PORTLAND, Ore. (KOIN) – Home to some of Oregon’s best spots for wineries, hiking, fishing and breweries, the city of Hood River is slated for major projects from the White Salmon Bridge replacement to working towards affordable housing.
Newly-elected Mayor Paul Blackburn says the bridge is a “100-year-old facility, and of course the whole gorge really is one community – White Salmon, Bingen, Hood River, The Dalles – we all work together, and we all live in different places and work in different places. The teetering-ness of that bridge is a grave concern.”
The mayor told KOIN 6 News consultants on the project anticipate costs including $520 million — adding a bi-state group of Washington and Oregon counties and mayors are working together to secure funding.
“The only way to fix a bridge like that, as we all know from Metro, is with outside funding. So, we’re working closely together locally to get support with states on both sides – State of Washington and State of Oregon – and then finally some federal money. And the last bit will finance, pay for tolls.”
Blackburn is uncertain of when construction will begin but says the bridge could be complete by 2029. He’s also uncertain of what the toll rate will be in order to pay for the bond but emphasized the need for safety improvements.
“It’s a big project and it’s very scary.
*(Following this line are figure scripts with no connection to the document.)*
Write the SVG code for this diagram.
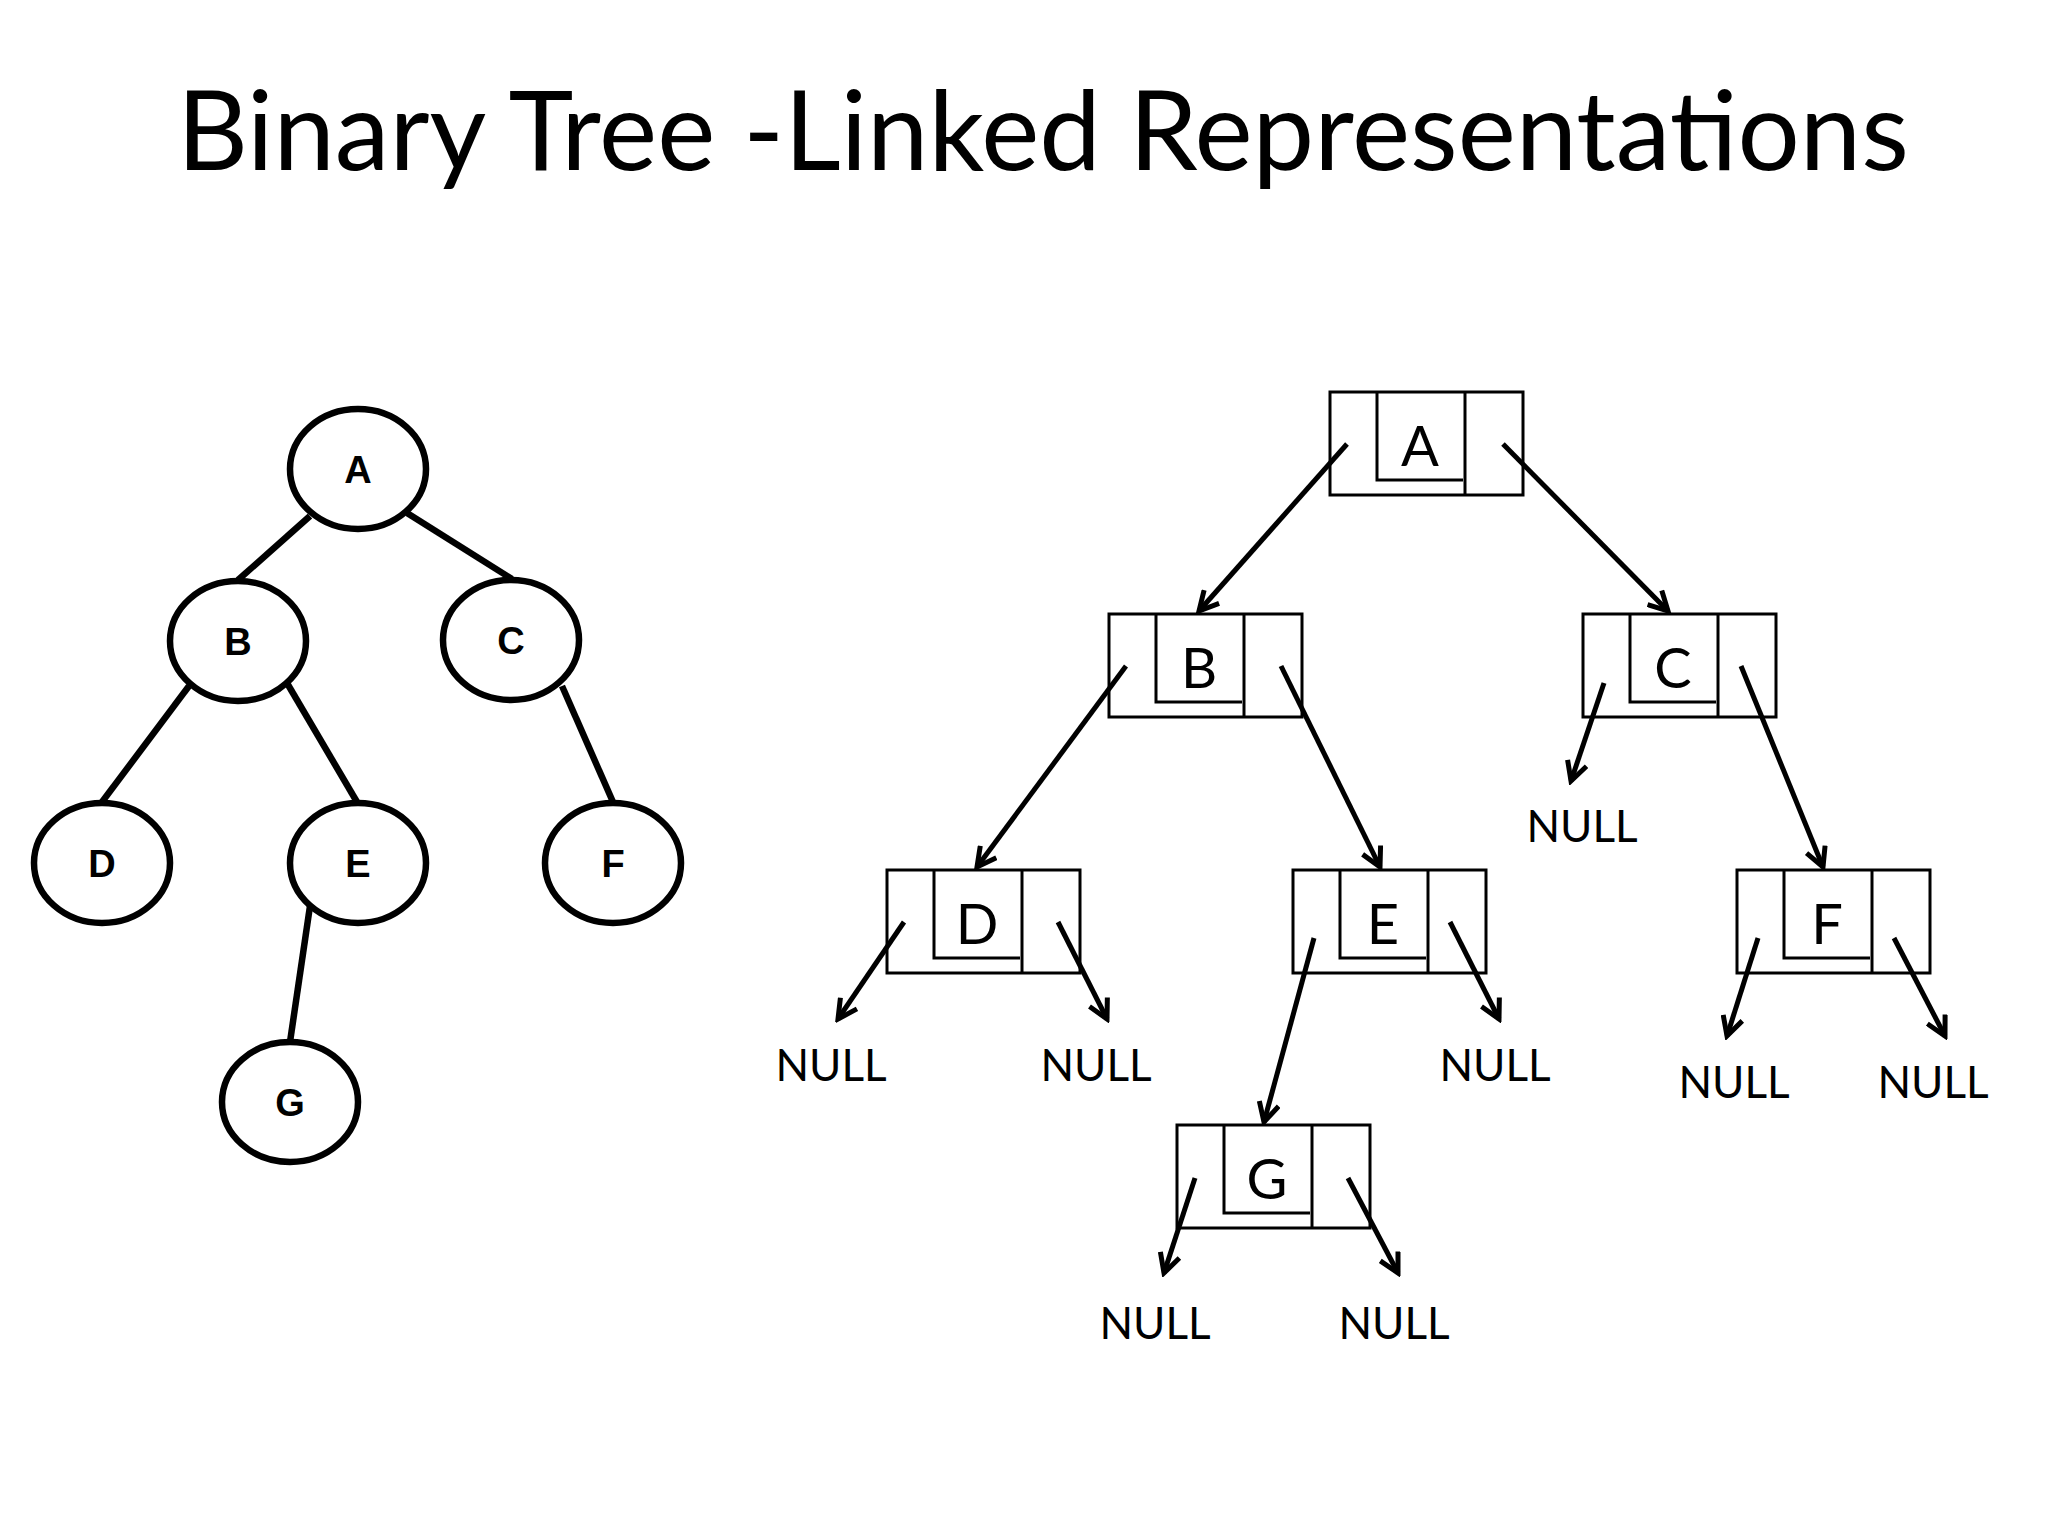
<svg xmlns="http://www.w3.org/2000/svg" width="2048" height="1536" viewBox="0 0 2048 1536">
<style>
.t{font-family:Lato,"Open Sans",sans-serif;fill:#000}
.e{fill:#fff;stroke:#000;stroke-width:6.5}
.el{font-family:"Liberation Sans",Arial,sans-serif;font-weight:bold;font-size:38px;text-anchor:middle}
.tl{stroke:#000;stroke-width:6.5}
.bx{fill:none;stroke:#000;stroke-width:3}
.bl{font-family:Lato,sans-serif;font-size:56px;text-anchor:middle}
.nl{font-family:Lato,sans-serif;font-size:44px;text-anchor:middle}
.ar{stroke:#000;stroke-width:5;fill:none;marker-end:url(#ah)}
</style>
<defs>
<marker id="ah" markerUnits="userSpaceOnUse" viewBox="-22 -12 26 24" refX="0" refY="0" markerWidth="26" markerHeight="24" orient="auto">
<path d="M-19,-10 L0,0 L-19,10" fill="none" stroke="#000" stroke-width="5"/>
</marker>
</defs>
<rect width="2048" height="1536" fill="#fff"/>
<text class="t" x="1043" y="170" font-size="110" text-anchor="middle">Binary Tree -Linked Representations</text>
<g id="tree-edges">
<line class="tl" x1="310" y1="516" x2="238" y2="580"/>
<line class="tl" x1="407" y1="513" x2="512" y2="579"/>
<line class="tl" x1="189" y1="686" x2="102" y2="802"/>
<line class="tl" x1="287" y1="683" x2="357" y2="802"/>
<line class="tl" x1="562" y1="686" x2="613" y2="802"/>
<line class="tl" x1="310" y1="906" x2="290" y2="1042"/>
</g>
<g id="tA"><ellipse class="e" cx="358" cy="469" rx="68" ry="60"/><text class="el" x="358" y="483">A</text></g>
<g id="tB"><ellipse class="e" cx="238" cy="641" rx="68" ry="60"/><text class="el" x="238" y="655">B</text></g>
<g id="tC"><ellipse class="e" cx="511" cy="640" rx="68" ry="60"/><text class="el" x="511" y="654">C</text></g>
<g id="tD"><ellipse class="e" cx="102" cy="863" rx="68" ry="60"/><text class="el" x="102" y="877">D</text></g>
<g id="tE"><ellipse class="e" cx="358" cy="863" rx="68" ry="60"/><text class="el" x="358" y="877">E</text></g>
<g id="tF"><ellipse class="e" cx="613" cy="863" rx="68" ry="60"/><text class="el" x="613" y="877">F</text></g>
<g id="tG"><ellipse class="e" cx="290" cy="1102" rx="68" ry="60"/><text class="el" x="290" y="1116">G</text></g>

<defs>
<g id="box">
<rect class="bx" x="0" y="0" width="193" height="103"/>
<polyline class="bx" points="47,0 47,88 133,88"/>
<line class="bx" x1="135" y1="0" x2="135" y2="103"/>
</g>
</defs>
<g id="nA"><use href="#box" x="1330" y="392"/><text class="bl" x="1420" y="466">A</text></g>
<g id="nB"><use href="#box" x="1109" y="614"/><text class="bl" x="1199" y="688">B</text></g>
<g id="nC"><use href="#box" x="1583" y="614"/><text class="bl" x="1673" y="688">C</text></g>
<g id="nD"><use href="#box" x="887" y="870"/><text class="bl" x="977" y="944">D</text></g>
<g id="nE"><use href="#box" x="1293" y="870"/><text class="bl" x="1383" y="944">E</text></g>
<g id="nF"><use href="#box" x="1737" y="870"/><text class="bl" x="1827" y="944">F</text></g>
<g id="nG"><use href="#box" x="1177" y="1125"/><text class="bl" x="1267" y="1199">G</text></g>

<g id="connectors">
<line class="ar" x1="1347" y1="444" x2="1199" y2="611"/>
<line class="ar" x1="1503" y1="444" x2="1668" y2="611"/>
<line class="ar" x1="1126" y1="666" x2="977" y2="867"/>
<line class="ar" x1="1281" y1="666" x2="1380" y2="867"/>
<line class="ar" x1="1604" y1="683" x2="1571" y2="781"/>
<line class="ar" x1="1741" y1="666" x2="1823" y2="867"/>
<line class="ar" x1="904" y1="922" x2="838" y2="1019"/>
<line class="ar" x1="1058" y1="922" x2="1107" y2="1019"/>
<line class="ar" x1="1314" y1="938" x2="1264" y2="1122"/>
<line class="ar" x1="1450" y1="922" x2="1499" y2="1019"/>
<line class="ar" x1="1758" y1="938" x2="1727" y2="1036"/>
<line class="ar" x1="1894" y1="938" x2="1945" y2="1036"/>
<line class="ar" x1="1195" y1="1178" x2="1164" y2="1273"/>
<line class="ar" x1="1348" y1="1178" x2="1398" y2="1273"/>
</g>
<g id="nulls">
<text class="nl" x="1582" y="842">NULL</text>
<text class="nl" x="831" y="1081">NULL</text>
<text class="nl" x="1096" y="1081">NULL</text>
<text class="nl" x="1495" y="1081">NULL</text>
<text class="nl" x="1734" y="1098">NULL</text>
<text class="nl" x="1933" y="1098">NULL</text>
<text class="nl" x="1155" y="1339">NULL</text>
<text class="nl" x="1394" y="1339">NULL</text>
</g>
</svg>
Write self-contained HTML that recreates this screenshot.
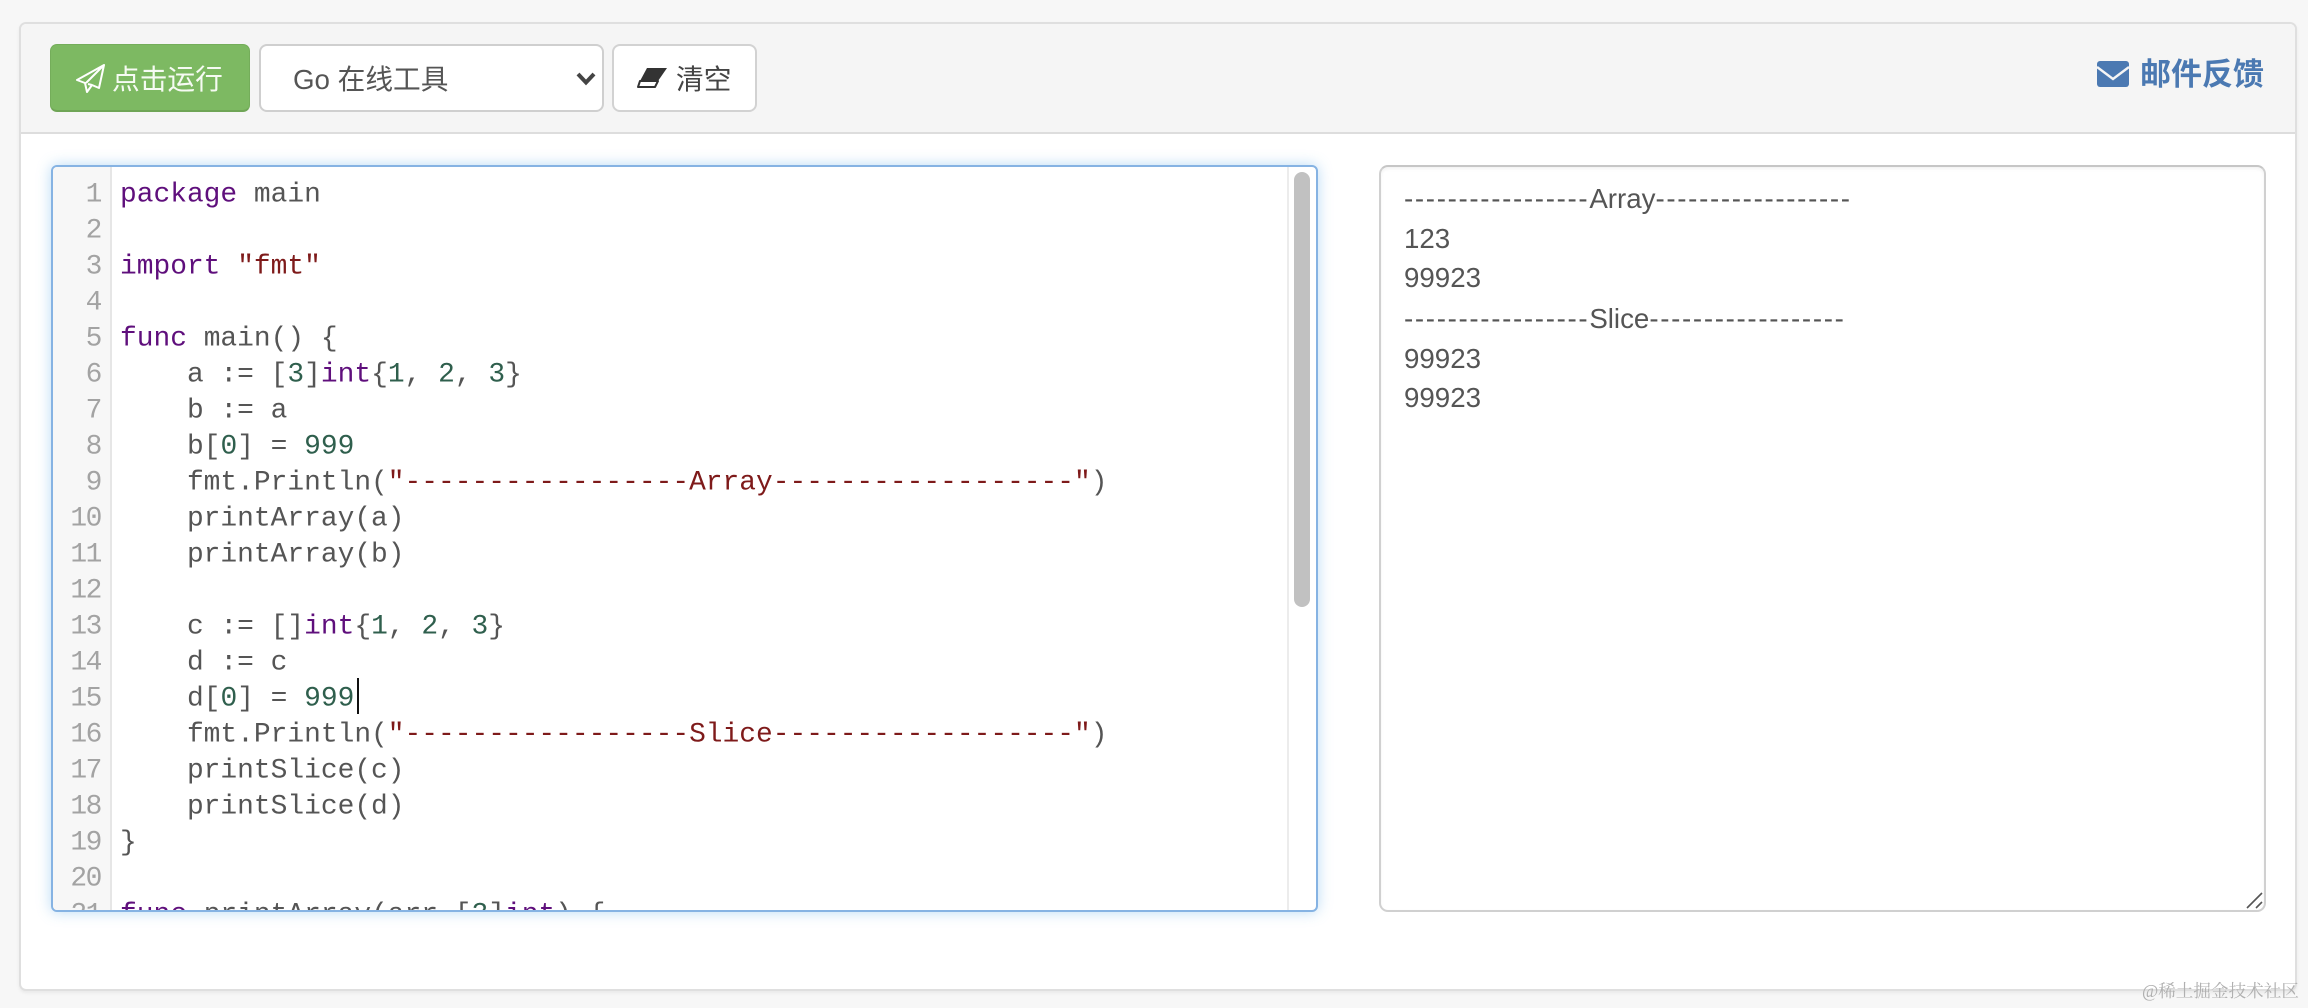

Every time I drive across it, I say, ‘Oh, let me not be the mayor when something happens,’” Blackburn said.
In addition to the bridge replacement, the mayor says Hood River is working towards affordable housing.
Blackburn says one report claimed the average home price in Hood River was around $750,000, which he pointed out is “affordable to few.”
“It’s a real problem for us, it’s an economic problem for is, it’s a humanitarian problem for us, it’s a convenience problem for us,” Blackburn said.
He added that the city helps fund the Mid-Columbia Community Action Council for projects such as homeless shelters, restricting short-term rentals for housing inventory and adjusting middle-housing zoning.
When it comes to affordable housing, Blackburn said, “there’s no magic bullet, but I do think there is some magic buckshot and piece by piece we can have some impact on making community livable.”